The company uses thousands of bare metal servers that run tens of thousands of VMs. To “cloudify” this experience, the team developed a Terraform provider for bare metal management. TeraSky’s team was involved in developing the Terraform provider, including resolving crucial corner cases. To avoid performance degradation, the gaming company wanted to maintain a configurable ratio between ESXi hosts and VMs within each vSphere cluster. The goal was to update the system so that when new VMs were about to be provisioned through Terraform, it would first confirm that the ratio had not been passed and only then deploy the VMs.
TeraSky separated the solution into three parts.

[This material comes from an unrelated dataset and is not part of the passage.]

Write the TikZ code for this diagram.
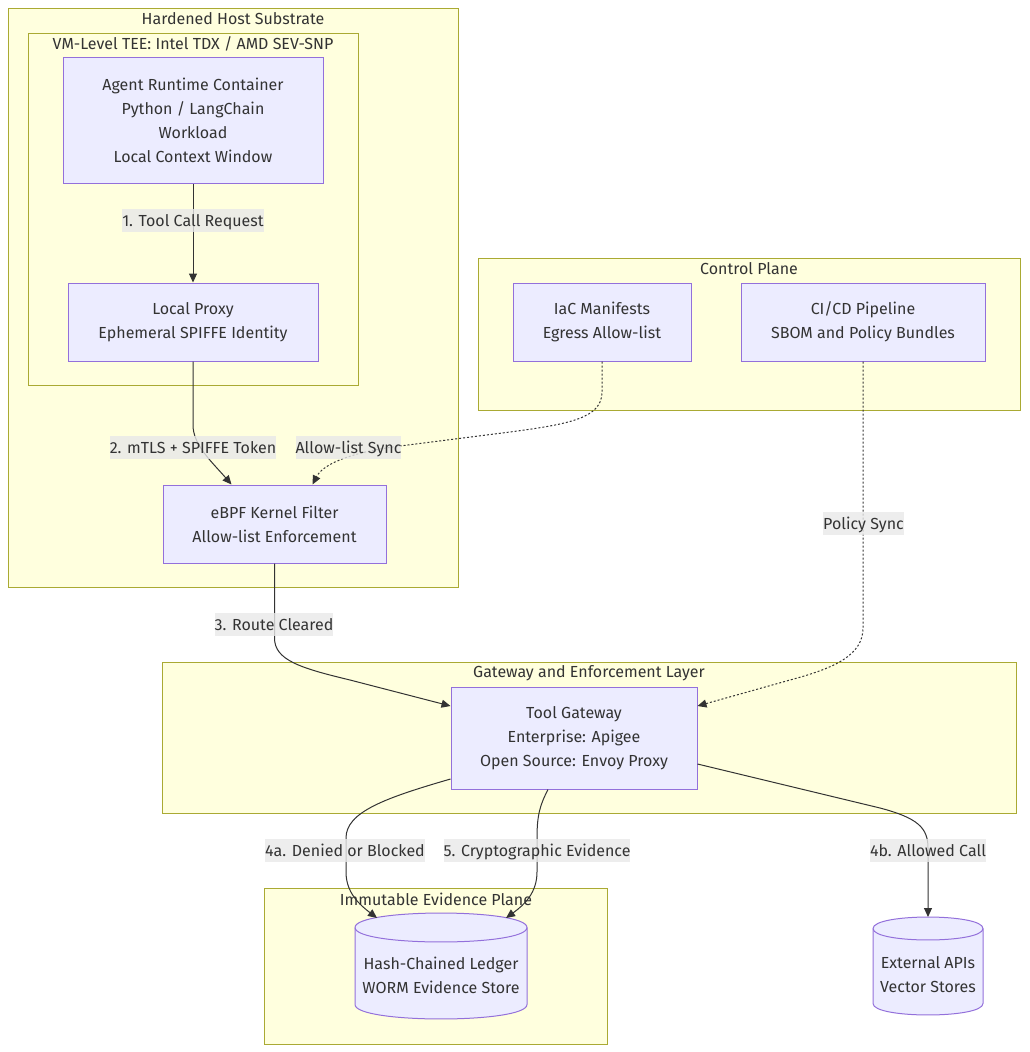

First, they deployed Terraform Enterprise to the client’s on-premises environment to enable it to interact with their vSphere components. Then, the TeraSky team created Terraform Enterprise workspaces to provision ESXi hosts and VMs to a specific vSphere cluster. Finally, TeraSky created a Sentinel, HashiCorp’s policy as code framework, policy to enforce the current ratio of ESXi hosts to VMs against the vSphere environment after each workspace plan and to fail the deployment if the ratio is surpassed with clear feedback to infrastructure engineers.
“The Sentinel policy was an advanced customization and key to the success of the solution,” explained TeraSky’s CTO, Lev Andelman. The policy performs the following steps:
1. Obtain the number of ESXi hosts in the vSphere cluster (fetched from the plan variables)
2. Obtain the current number of VMs in the vSphere cluster
3. Calculate the number of VMs that are going to be deployed in the current run (plan)
4. Check if the current and planned VMs count is higher than the permitted ratio (configured as a variable), and fail the run if it is.
Sentinel policy was applied for the version control system (VCS) integrated workspaces and through self-service API-driven workspaces with clear and immediate policy feedback. This allows the client’s engineers to adjust Terraform code and re-apply configuration fast and according to company best practices.
The Bottom Line
TeraSky’s customized solution achieved the client’s objectives precisely. Further, the combination of Sentinel with a private cloud infrastructure from VMware made this solution the first of its kind. “TeraSky’s implementation both allows us to easily deploy new VMs to all vSphere clusters without the bottlenecks caused by manual checks and improves our system’s overall performance,” explained a company representative. “The difference is significant – to our end users and us.”